Personalize the first line of EVERY email. Even something tiny like "Saw your truck in [neighborhood] yesterday" or "Your Google reviews are stellar" — that one personalized line triples reply rate.

Use plain-text emails, not HTML. Fancy email design with logos and buttons looks like marketing spam. Plain text reads like a real human typed it. Counterintuitively, plainer = more replies.

Send Tuesday–Thursday, 9am–11am or 1pm–3pm. Open rates on Mondays are lowest (people are catching up), and Fridays/weekends tank. Mid-morning Tuesday through Thursday is the sweet spot.

Never send attachments on the first email. Attachments trip spam filters and make the email look like a sales pitch. Send the sample card AFTER they reply.

Full transparency — these exact templates and the surrounding playbook (CRM workflows, advanced sequencing, reply handlers) are inside the 9x12 Method community. You don't need to join. The 5 templates above are 80% of the value. The community fills in the other 20% with specific situational variations and live coaching when you get stuck.

Frequently Asked Questions

What's the best subject line for a postcard sales cold email?

The single highest-performing subject line for postcard sales cold emails is just "Question." It sounds personal and human, doesn't trigger spam filters, and avoids the obvious sales tells of "Exclusive Offer," "Marketing Opportunity," or "Boost Your Business!" Open rates consistently beat any more clever variation.

How many follow-up emails should I send for postcard sales?

Send 4 emails total per prospect: the initial pitch, a 24-hour follow-up, a 1-week social proof angle, and a final "last call" deadline email. Roughly 30% of conversions happen in the follow-up sequence rather than the first email. After the 4th email with no reply, mark them as cold in your CRM and move on.

How long should a cold email be when selling postcard slots?

Keep it under 6 short sentences total. Local business owners read emails on their phone between customers — anything longer gets skimmed and abandoned. Specific, concrete, and personal beats long-winded every time. Think text message length, not letter length.

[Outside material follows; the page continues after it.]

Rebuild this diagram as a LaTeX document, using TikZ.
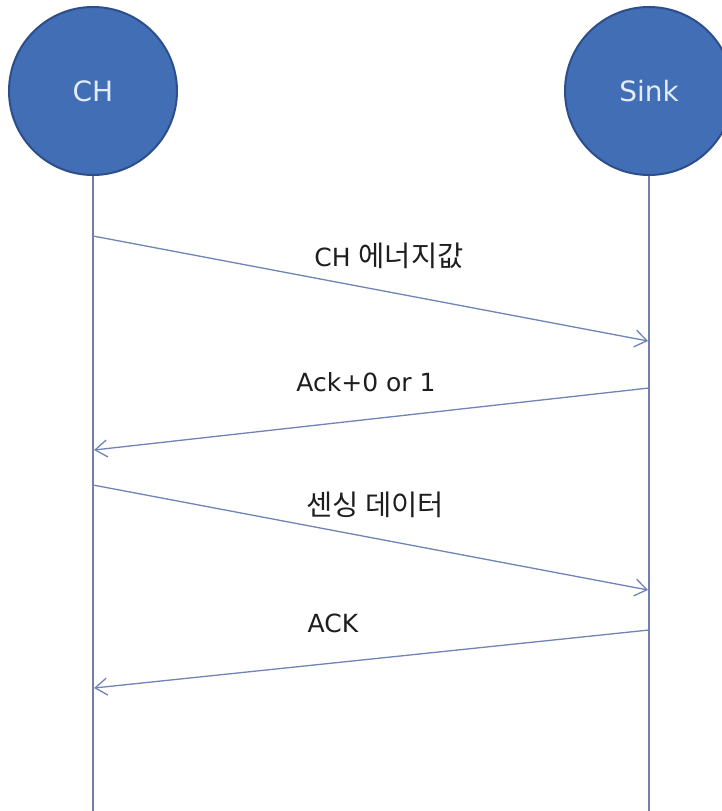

When is the best time to send cold emails to local businesses?

Tuesday through Thursday, between 9am–11am or 1pm–3pm in the recipient's local time zone. Mondays have the lowest open rates because people are catching up on weekend backlog, and Fridays plus weekends tank. Mid-week, mid-morning is the sweet spot for reaching small business owners.

Should I use my Gmail or a custom domain for cold email?

Always use a custom domain (e.g. name@yourcompany.com) instead of @gmail.com. Custom domain emails get roughly 3x higher reply rates because they signal legitimacy. Gmail addresses scream "personal account being used for cold outreach" and trip spam filters more often.

How many emails per day should I send for postcard sales?

Start at 5–10 per day in week 1, build to 15–20 per day by week 3. Don't blast 100 in a single day — Gmail/Workspace will throttle you and your domain reputation will degrade. Spread sends across morning, afternoon, and evening. To fill a 16-slot card, you'll typically need to reach 65–100 prospects total.


There you have it. 5 cold email templates, the sequence, the timing, and the reply handlers. Use them as starting points and customize them to your voice — but don't rewrite the structure. The structure is what works.

As always, I'm rooting for you. Peace.